Notice that this is more efficient, because we don’t need to tell R what the value/s of the outliers are.

data <- c(50, 51, 52, 55, 56, 57, 80, 81, 182) # Example data with the 182 outlier
z_scores <- scale(data) # calculate z-scores
threshold = 2  # set threshold 
data_cleaned <- data[abs(z_scores) <= threshold] # create a 'clean' set of data
print(data_cleaned) # the outlier has been removed

[1] 50 51 52 55 56 57 80 81

Finally, we may want to remove all observations in the dataframe that contain an outlier. This is helpful if we wish to retain the integrity of the dataframe rather than dividing it up into seperate vectors.

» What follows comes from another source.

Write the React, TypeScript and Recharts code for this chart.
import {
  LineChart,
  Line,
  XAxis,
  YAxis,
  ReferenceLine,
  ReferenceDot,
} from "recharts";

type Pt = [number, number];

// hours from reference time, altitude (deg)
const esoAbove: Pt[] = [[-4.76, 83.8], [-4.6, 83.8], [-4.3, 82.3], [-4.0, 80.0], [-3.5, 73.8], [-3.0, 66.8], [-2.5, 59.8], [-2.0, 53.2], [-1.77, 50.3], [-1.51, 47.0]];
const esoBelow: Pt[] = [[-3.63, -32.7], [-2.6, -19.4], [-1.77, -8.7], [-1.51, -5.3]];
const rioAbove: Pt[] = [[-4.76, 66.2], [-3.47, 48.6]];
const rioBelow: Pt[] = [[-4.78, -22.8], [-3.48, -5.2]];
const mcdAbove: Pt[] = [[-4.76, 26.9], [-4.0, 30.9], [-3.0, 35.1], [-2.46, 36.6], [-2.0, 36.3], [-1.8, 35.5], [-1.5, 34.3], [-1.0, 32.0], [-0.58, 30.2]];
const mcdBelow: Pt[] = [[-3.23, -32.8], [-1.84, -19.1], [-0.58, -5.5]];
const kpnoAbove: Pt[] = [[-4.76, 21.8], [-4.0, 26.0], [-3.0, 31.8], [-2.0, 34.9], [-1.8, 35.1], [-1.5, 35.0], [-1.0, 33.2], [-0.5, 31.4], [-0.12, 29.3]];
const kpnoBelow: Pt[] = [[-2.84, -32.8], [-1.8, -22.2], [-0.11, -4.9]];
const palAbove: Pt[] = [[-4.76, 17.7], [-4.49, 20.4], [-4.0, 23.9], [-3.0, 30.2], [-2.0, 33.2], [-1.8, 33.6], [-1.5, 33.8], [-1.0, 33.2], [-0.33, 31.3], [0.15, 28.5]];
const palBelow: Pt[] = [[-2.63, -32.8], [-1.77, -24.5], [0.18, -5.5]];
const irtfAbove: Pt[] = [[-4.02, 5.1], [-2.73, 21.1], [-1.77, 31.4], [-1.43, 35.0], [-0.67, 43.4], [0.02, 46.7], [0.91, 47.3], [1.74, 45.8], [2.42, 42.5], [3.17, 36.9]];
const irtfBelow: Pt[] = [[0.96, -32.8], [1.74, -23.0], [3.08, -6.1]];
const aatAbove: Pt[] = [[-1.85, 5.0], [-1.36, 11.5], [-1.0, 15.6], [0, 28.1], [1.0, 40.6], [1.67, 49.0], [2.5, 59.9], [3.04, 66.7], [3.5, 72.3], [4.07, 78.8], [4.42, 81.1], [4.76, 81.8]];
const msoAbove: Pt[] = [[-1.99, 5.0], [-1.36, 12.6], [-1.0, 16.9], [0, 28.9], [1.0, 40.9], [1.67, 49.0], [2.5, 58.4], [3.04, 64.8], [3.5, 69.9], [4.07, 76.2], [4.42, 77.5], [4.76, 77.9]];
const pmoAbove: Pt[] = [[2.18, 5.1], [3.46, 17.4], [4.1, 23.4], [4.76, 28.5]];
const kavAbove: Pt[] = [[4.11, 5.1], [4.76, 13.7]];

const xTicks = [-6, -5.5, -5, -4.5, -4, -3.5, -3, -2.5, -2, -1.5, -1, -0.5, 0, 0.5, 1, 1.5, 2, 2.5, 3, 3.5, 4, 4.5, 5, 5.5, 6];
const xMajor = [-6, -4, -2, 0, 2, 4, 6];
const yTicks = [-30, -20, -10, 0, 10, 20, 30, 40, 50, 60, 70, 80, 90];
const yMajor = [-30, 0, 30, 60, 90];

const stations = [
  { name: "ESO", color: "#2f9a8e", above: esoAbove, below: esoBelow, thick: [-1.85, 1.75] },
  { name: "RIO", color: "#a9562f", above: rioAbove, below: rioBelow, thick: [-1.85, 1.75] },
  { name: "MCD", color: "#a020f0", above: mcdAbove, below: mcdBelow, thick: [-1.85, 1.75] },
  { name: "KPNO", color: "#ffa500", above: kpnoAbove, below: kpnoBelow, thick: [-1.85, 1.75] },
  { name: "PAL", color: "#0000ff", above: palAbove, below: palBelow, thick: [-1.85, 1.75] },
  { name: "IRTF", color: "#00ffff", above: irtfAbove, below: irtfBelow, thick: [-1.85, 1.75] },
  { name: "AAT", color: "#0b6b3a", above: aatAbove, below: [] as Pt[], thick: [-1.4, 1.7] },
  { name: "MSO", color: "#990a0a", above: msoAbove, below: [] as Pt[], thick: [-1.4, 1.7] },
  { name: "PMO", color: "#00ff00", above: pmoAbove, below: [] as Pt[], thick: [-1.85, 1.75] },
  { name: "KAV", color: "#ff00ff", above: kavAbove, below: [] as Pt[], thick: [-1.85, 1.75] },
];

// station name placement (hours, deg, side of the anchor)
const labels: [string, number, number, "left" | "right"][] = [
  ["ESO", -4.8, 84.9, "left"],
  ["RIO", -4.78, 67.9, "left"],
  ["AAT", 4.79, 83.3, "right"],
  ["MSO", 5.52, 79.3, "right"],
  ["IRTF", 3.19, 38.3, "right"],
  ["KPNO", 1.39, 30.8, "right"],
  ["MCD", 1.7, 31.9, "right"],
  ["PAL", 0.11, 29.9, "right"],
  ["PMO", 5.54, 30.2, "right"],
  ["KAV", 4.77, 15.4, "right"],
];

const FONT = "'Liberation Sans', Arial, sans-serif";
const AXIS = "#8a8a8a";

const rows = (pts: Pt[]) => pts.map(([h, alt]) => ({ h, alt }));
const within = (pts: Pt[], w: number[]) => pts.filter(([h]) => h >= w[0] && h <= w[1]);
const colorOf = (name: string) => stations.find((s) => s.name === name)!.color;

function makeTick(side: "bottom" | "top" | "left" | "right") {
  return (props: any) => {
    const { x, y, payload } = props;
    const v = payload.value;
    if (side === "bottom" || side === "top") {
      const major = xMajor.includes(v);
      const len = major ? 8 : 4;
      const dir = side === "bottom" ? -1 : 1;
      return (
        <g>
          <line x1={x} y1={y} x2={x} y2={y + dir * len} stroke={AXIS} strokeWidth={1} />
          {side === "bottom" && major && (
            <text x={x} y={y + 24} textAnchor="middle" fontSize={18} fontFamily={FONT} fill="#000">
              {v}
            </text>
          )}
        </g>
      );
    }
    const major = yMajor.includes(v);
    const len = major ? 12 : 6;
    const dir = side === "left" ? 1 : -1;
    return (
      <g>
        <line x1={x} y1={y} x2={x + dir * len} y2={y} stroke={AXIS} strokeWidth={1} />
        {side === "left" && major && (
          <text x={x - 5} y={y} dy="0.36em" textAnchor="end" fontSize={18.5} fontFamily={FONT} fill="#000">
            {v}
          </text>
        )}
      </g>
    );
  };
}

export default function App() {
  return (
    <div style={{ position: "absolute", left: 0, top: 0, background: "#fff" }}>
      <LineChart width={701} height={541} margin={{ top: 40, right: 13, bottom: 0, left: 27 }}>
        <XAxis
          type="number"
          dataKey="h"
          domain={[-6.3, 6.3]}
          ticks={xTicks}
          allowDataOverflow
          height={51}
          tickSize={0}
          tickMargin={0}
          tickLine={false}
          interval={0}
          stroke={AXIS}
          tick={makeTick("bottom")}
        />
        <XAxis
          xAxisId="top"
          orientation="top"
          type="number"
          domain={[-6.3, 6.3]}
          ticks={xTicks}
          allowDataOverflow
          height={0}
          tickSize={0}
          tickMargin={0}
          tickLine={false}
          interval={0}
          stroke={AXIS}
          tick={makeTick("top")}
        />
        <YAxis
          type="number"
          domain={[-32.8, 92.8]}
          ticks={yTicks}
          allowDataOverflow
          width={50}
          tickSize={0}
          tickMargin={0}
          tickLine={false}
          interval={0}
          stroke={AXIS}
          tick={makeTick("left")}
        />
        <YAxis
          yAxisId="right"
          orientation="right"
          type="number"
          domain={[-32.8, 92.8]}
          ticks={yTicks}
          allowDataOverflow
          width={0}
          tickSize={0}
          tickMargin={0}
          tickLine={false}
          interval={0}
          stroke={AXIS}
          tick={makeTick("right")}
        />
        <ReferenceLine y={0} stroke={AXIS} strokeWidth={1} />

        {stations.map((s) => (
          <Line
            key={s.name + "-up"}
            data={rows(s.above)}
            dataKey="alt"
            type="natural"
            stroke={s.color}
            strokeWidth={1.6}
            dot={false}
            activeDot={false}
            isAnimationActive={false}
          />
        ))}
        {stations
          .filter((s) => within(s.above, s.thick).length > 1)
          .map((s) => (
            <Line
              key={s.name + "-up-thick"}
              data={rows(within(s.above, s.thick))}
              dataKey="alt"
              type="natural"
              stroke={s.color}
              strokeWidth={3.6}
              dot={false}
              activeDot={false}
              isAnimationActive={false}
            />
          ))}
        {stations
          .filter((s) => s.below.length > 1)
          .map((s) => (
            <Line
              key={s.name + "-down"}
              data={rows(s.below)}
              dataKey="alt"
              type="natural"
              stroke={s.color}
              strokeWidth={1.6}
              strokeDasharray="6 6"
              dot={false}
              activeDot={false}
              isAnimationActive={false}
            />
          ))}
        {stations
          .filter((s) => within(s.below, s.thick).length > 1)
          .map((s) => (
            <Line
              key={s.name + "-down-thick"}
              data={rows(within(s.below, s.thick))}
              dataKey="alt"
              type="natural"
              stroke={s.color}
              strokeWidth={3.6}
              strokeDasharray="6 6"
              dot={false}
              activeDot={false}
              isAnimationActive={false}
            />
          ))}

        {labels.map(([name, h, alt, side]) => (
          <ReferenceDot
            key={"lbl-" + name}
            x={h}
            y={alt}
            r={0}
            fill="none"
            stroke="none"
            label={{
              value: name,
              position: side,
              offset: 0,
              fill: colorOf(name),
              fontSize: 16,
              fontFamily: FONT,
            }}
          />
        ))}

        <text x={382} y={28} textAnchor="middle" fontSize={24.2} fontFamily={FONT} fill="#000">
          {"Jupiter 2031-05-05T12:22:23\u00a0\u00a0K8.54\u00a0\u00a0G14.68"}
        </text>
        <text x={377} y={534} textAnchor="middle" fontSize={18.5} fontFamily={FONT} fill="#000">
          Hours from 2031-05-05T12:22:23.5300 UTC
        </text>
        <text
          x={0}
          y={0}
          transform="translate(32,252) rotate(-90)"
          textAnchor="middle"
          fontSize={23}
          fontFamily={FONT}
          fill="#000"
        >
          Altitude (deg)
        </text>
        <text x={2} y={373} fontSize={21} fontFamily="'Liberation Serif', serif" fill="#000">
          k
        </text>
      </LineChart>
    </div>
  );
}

# First, I create a sample dataframe with numeric data
df <- data.frame(
  Age = c(25, 30, 35, 40, 45, 50, 55, 60, 65, 999),
  Income = c(1800, 45000, 50000, 55000, 60000, 65000, 70000, 75000, 80000, 85000)
)

# This function can be used to remove outliers using z-scores
remove_outliers <- function(df, columns, z_threshold = 2) {
  df_cleaned <- df
  for (col in columns) {
    z_scores <- scale(df[[col]])
    outliers <- abs(z_scores) > z_threshold
    df_cleaned <- df_cleaned[!outliers, ]
  }
  return(df_cleaned)
}

# Now, specify the columns for which you want to remove outliers
columns_to_check <- c("Age", "Income")

# Remove outliers from the specified columns and create a 'cleaned' dataframe
df_cleaned <- remove_outliers(df, columns_to_check)

# Remove any observations (rows) with missing values
df_cleaned <- na.omit(df_cleaned)

# Print the cleaned dataframe
print(df_cleaned)

  Age Income
2  30  45000
3  35  50000
4  40  55000
5  45  60000
6  50  65000
7  55  70000
8  60  75000
9  65  80000

16.4 Practice - Outlier Detection and Treatment

Make sure you have the dataset [swimming_data_nomissing] within your environment.

Task One: Use visual methods to explore whether there are potential outliers in the dataset.

Task Two: Use statistical methods to explore whether there are potential outliers in the dataset.

Task Three: Create a new dataset [swimming_data_nooutliers] that has neither missing data nor outliers present.

Task Four: Write this dataset as a CSV file to your project directory.